Additionally, Foley et al.2011; Flood 2010 also suggested that, that by shifting crop production away from non-food applications like bioenergy crops and by recording and measuring pre-and post-harvest crop losses will also increase food availability and production thereby, increasing food security as a whole.
Sustainable Agriculture
Source: FAO
Sustainable agriculture promotes agriculture productivity and food security. Acevendo (2011) suggest that, the application of new research methods and new agricultural management and farming practices will increase water and food productivity at the same time using a renovated approach to agriculture that aims at reconciling resource use and food production in support of local, small-scale farming while relying on modern ecological knowledge and theories to achieve sustainability in agriculture will further promote food security.
Last, not least, embracing sustainable intensification which is basically to increase food production from existing farmlands while minimizing pressure on the environment the same way that yields can be increased with the use of existing technologies such as precision agriculture which allow the application of water, nutrients, and pesticides only to places at the times they are most required optimizes the use of farm inputs by farmers and at the same time, also increase food availability for the growing population.

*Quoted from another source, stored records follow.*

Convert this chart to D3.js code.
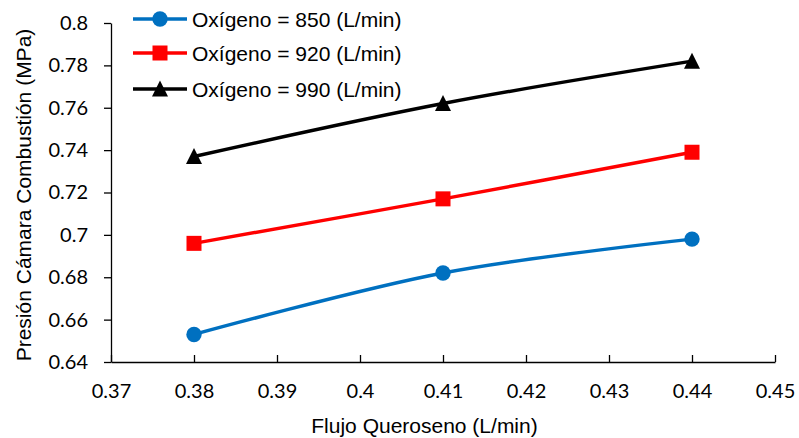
<!DOCTYPE html>
<html>
<head>
<meta charset="utf-8">
<script src="https://cdn.jsdelivr.net/npm/d3@7"></script>
<style>
  body { margin: 0; background: #fff; }
  svg { display: block; }
</style>
</head>
<body>
<svg id="chart" width="799" height="438"></svg>
<script>
// Kerosene flow (L/min) on the x axis
const flujo = [0.38, 0.41, 0.44];
// Chamber pressure (MPa) for each oxygen flow
const presion850 = [0.653, 0.682, 0.698];
const presion920 = [0.696, 0.717, 0.739];
const presion990 = [0.737, 0.762, 0.782];
const seriesNames = ["Oxígeno = 850 (L/min)", "Oxígeno = 920 (L/min)", "Oxígeno = 990 (L/min)"];
const xTicks = [0.37, 0.38, 0.39, 0.4, 0.41, 0.42, 0.43, 0.44, 0.45];
const yTicks = [0.64, 0.66, 0.68, 0.7, 0.72, 0.74, 0.76, 0.78, 0.8];

const series = [
  { name: seriesNames[0], values: presion850, color: "#0070C0", marker: "circle" },
  { name: seriesNames[1], values: presion920, color: "#FF0000", marker: "square" },
  { name: seriesNames[2], values: presion990, color: "#000000", marker: "triangle" }
];

const svg = d3.select("#chart");
const plotLeft = 111, plotRight = 775, plotTop = 23, plotBottom = 362;

const x = d3.scaleLinear().domain([0.37, 0.45]).range([plotLeft, plotRight]);
const y = d3.scaleLinear().domain([0.64, 0.8]).range([plotBottom, plotTop]);

const tickFont = "Lato, 'Open Sans', sans-serif";
const textFont = "'Liberation Sans', Arial, sans-serif";

// X axis
const xAxis = svg.append("g")
  .attr("transform", `translate(0,${plotBottom})`)
  .call(d3.axisBottom(x).tickValues(xTicks).tickSizeOuter(0).tickSizeInner(-7).tickPadding(22)
    .tickFormat(d => String(+d.toFixed(2))));
xAxis.select(".domain").attr("stroke", "#000").attr("stroke-width", 1.3);
xAxis.selectAll(".tick line").attr("stroke", "#000").attr("stroke-width", 1.3);
xAxis.selectAll("text").attr("font-family", tickFont).attr("font-size", 20).attr("fill", "#000");

// Y axis
const yAxis = svg.append("g")
  .attr("transform", `translate(${plotLeft},0)`)
  .call(d3.axisLeft(y).tickValues(yTicks).tickSizeOuter(0).tickSizeInner(7).tickPadding(16)
    .tickFormat(d => String(+d.toFixed(2))));
yAxis.select(".domain").attr("stroke", "#000").attr("stroke-width", 1.3);
yAxis.selectAll(".tick line").attr("stroke", "#000").attr("stroke-width", 1.3);
yAxis.selectAll("text").attr("font-family", tickFont).attr("font-size", 20).attr("fill", "#000");

// Axis titles
svg.append("text")
  .attr("x", 424.5).attr("y", 433)
  .attr("text-anchor", "middle")
  .attr("font-family", textFont).attr("font-size", 21).attr("fill", "#000")
  .text("Flujo Queroseno (L/min)");

svg.append("text")
  .attr("transform", "translate(31,195) rotate(-90)")
  .attr("text-anchor", "middle")
  .attr("font-family", textFont).attr("font-size", 21).attr("fill", "#000")
  .text("Presión Cámara Combustión (MPa)");

// Marker drawing helper
function drawMarker(g, type, cx, cy, color) {
  if (type === "circle") {
    g.append("circle").attr("cx", cx).attr("cy", cy).attr("r", 7.7).attr("fill", color);
  } else if (type === "square") {
    g.append("rect").attr("x", cx - 7.5).attr("y", cy - 7.5).attr("width", 15).attr("height", 15).attr("fill", color);
  } else {
    g.append("path")
      .attr("d", `M${cx},${cy - 8.5}L${cx + 8},${cy + 7.5}L${cx - 8},${cy + 7.5}Z`)
      .attr("fill", color);
  }
}

// Smoothed lines
const line = d3.line()
  .x(d => x(d[0]))
  .y(d => y(d[1]))
  .curve(d3.curveCardinal.tension(0));

series.forEach(s => {
  const pts = flujo.map((f, i) => [f, s.values[i]]);
  svg.append("path")
    .datum(pts)
    .attr("d", line)
    .attr("fill", "none")
    .attr("stroke", s.color)
    .attr("stroke-width", 3.4)
    .attr("stroke-linejoin", "round");
  const g = svg.append("g");
  pts.forEach(p => drawMarker(g, s.marker, x(p[0]), y(p[1]), s.color));
});

// Legend
const legendY = [19, 53, 89];
series.forEach((s, i) => {
  const g = svg.append("g");
  g.append("line")
    .attr("x1", 133).attr("x2", 187)
    .attr("y1", legendY[i]).attr("y2", legendY[i])
    .attr("stroke", s.color).attr("stroke-width", 3.4);
  drawMarker(g, s.marker, 160, legendY[i], s.color);
  g.append("text")
    .attr("x", 192).attr("y", legendY[i] + 8)
    .attr("font-family", textFont).attr("font-size", 21).attr("fill", "#000")
    .text(s.name);
});
</script>
</body>
</html>
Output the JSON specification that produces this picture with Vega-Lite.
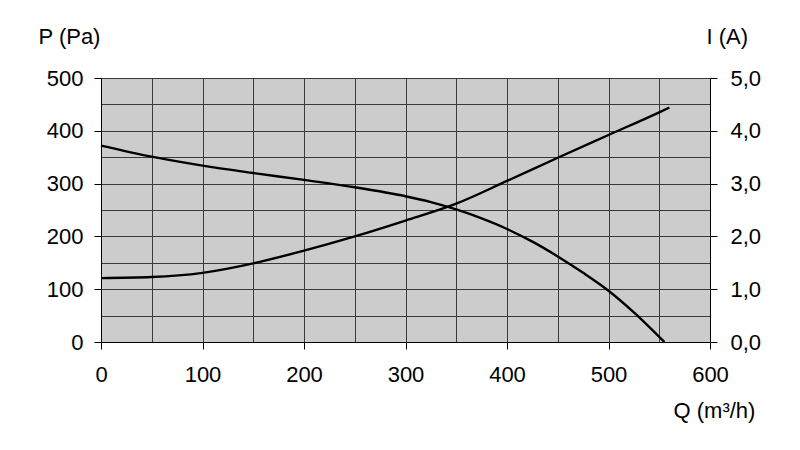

Additionally, it promotes an efficient use of agricultural lands and water bodies used for aquaculture and fisheries in ways specifically designed to reduce negative impacts on biodiversity.
Conclusion
Food security through the twenty-first century is achievable, but must first be tackled coherently with other global challenges such as population growth and its impact on the environment as demonstrated above. To what is more, Cassman (2012) ; Misselhorn et al. (2012) justify the need to act immediately to ensure food security to all people because, the challenge for the agricultural sector is no longer simply to maximize productivity to feed the population until 2050 but to ensure food access, distribution and social justice to all people while aiming to meet the sustainable Development Goal (2) which promotes Zero hunger for all.
All of this will be possible to achieve if we all make a conscious effort to avoid the temptation to further sacrifice Earth’s already hugely depleted biodiversity for easy gains in food production, not only because biodiversity provides many of the public goods on which mankind relies but also because we do not have the right to deprive generations yet unborn of its economic and cultural benefits.